Tennessee plays host to Georgia for the first time since 2014 on Saturday (4 p.m. ET, ESPNU), taking aim at its fifth win over its last six games.
1 | KEY RESERVES
Still utilizing a 10-man rotation after 24 games this season, Tennessee's success continues to be predicated on production from the bench. That notion held true on Wednesday night when the Vols got 21 points from the bench en route to a 75-66 victory over Ole Miss. Leading that charge was reserve guard Lamonte Turner, who finished with nine points and a team-high plus-minus rating of plus-19. In fact, Lew Evans -- one of the Vols' top contributors off the bench -- stands as UT's season-long leader in plus-minus rating per 40 minutes at plus-12.44.
On the year Tennessee is averaging 29.3 bench points per game and has logged 24 instances of a bench player scoring 10 or more points.
2 | VOLS PREPARE FOR DAWGS' DYNAMIC DUO
Georgia visits Knoxville on Saturday boasting one of the SEC's top scoring duos in senior guard J.J. Frazier and junior forward Yante Maten. Maten leads the team and ranks third in the conference in scoring at 19.7 ppg, doing so with a highly-efficient .529 shooting percentage. Meanwhile, Frazier -- who scored a game-high 28 points against the Vols last year -- is averaging 16.0 ppg.
Head coach Rick Barnes shared his impressions of the Georgia pair during Friday's media availability: "Last year J.J. Frazier was incredible," Barnes recalled. "He just single-handedly took the game over. It was really just an incredible performance. So we’re certainly aware of that and know that he can do that against anybody. And Maten is a guy that is just so efficient around the basket. He catches the ball really well, knows how to get his angles. They know how to play off those guys. They understand what they’re looking for, and to me, they’re a highly efficient team."
3 | JB'S INCREASING ROLE
Tennessee has shown an increased reliance on guard Jordan Bowden, demonstrated by the fact he has logged 30-plus minutes in each of the last four games. Recently tasked with guarding the opposition's top offensive player, Bowden got it done on the offensive end in Wednesday's win, scoring 14 points and burying a key 3-pointer that put UT up five with 54 seconds remaining. "At this point, I don’t think it’s a stretch to say that he’s probably been the biggest surprise of all the freshmen that we signed, given the fact that he was one of the last guys that we signed," head coach Rick Barnes said Friday. "He came in and he’s really become a two-way player -- someone that we can count on on the defensive end as well as on the offensive end. But it’s really important for him that he keeps improving."
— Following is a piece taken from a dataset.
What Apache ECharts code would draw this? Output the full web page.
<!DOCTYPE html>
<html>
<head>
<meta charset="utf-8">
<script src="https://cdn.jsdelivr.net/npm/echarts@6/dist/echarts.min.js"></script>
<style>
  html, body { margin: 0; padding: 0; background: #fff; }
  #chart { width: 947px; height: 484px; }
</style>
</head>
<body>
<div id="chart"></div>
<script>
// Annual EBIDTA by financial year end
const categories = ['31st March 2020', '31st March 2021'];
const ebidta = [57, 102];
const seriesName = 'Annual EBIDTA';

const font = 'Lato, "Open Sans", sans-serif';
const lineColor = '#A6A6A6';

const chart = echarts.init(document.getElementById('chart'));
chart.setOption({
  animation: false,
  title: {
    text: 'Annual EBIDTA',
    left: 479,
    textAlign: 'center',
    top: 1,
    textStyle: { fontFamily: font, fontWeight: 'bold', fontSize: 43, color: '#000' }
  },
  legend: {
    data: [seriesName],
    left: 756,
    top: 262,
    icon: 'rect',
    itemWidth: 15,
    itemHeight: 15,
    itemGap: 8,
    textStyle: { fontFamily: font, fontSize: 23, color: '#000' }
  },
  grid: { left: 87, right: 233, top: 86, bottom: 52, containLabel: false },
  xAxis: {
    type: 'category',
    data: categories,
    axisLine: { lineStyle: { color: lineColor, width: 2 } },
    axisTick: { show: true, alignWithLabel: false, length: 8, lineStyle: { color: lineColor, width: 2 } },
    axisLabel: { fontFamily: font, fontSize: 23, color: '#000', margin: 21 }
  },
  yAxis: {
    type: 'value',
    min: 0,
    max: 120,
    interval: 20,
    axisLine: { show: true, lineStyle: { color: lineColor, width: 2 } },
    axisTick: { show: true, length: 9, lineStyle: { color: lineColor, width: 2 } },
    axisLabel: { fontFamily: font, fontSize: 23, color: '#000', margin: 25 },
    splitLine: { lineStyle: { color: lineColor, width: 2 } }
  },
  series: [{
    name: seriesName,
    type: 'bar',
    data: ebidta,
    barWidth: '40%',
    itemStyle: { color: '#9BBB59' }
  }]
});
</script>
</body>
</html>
4 | 50-YEAR REUNION FOR 1967 VOLS
The University of Tennessee is proud to welcome its 1966-67 and 1976-77 SEC Championship teams back to Rocky Top this weekend to celebrate the 50th and 40th anniversaries, respectively, of their league titles. Members of those teams will be recognized on the court Saturday at halftime.
Tennessee basketball enjoyed success in the late 1930s and mid-40s, winning SEC titles in tournament play in 1936, 1941 and 1943. But the arrival of head coach Ray Mears in 1962 ushered in an even more prolific era of achievement on the hardwood. The 1966-67 squad—led by All-American Ron Widby and the Vols’ first 7-foot center, Tom Boerwinkle—rolled through SEC round robin play with a 14-3 league record heading into the final conference contest at Mississippi State. A victory meant the title, and it took three overtimes before the Vols finally prevailed, 78-76, over a stubborn Bulldogs squad. The heroics belonged to Widby, who scored 10 of his game-high 35 points in the overtime periods before two free throws by Bill Justus secured the victory with seven seconds left. Boerwinkle, who played the entire game, led the Vols with 15 rebounds on a night that established Tennessee as a perennial contender for SEC basketball championships.
That 1967 team also earned the program’s first-ever berth in the NCAA Tournament, where the Vols fell to Dayton in the regional semifinal. That team also own the school record for scoring defense, allowing only 54.0 points per game.
5 | TENNESSEE’S 1977 TITLE TEAM ALSO RETURNS
A decade later, with “The Ernie and Bernie Show” at its apex and 12,700 screaming fans making Stokely Athletics Center one of the toughest venues in college basketball, the 1976-77 Volunteers were undefeated at home and ran off 12 straight victories en route to the 1977 SEC title. With Ernie Grunfeld and Bernard King combining to average nearly 49 points per game, and unheralded Mike Jackson and Reggie Johnson providing significant additional firepower, the Vols averaged 85.7 points per game. Tennessee captured the SEC championship with a school conference-win record of 16-2, including a sweep of rival Kentucky.
That magical season also ended in the NCAA Tournament, where UT fell to a Syracuse squad led by a rookie head coach named Jim Boeheim.
The loss closed the curtain on the three-year Ernie & Bernie era—which produced 61 Tennessee triumphs—and it also marked the final game of Mears' storied coaching career.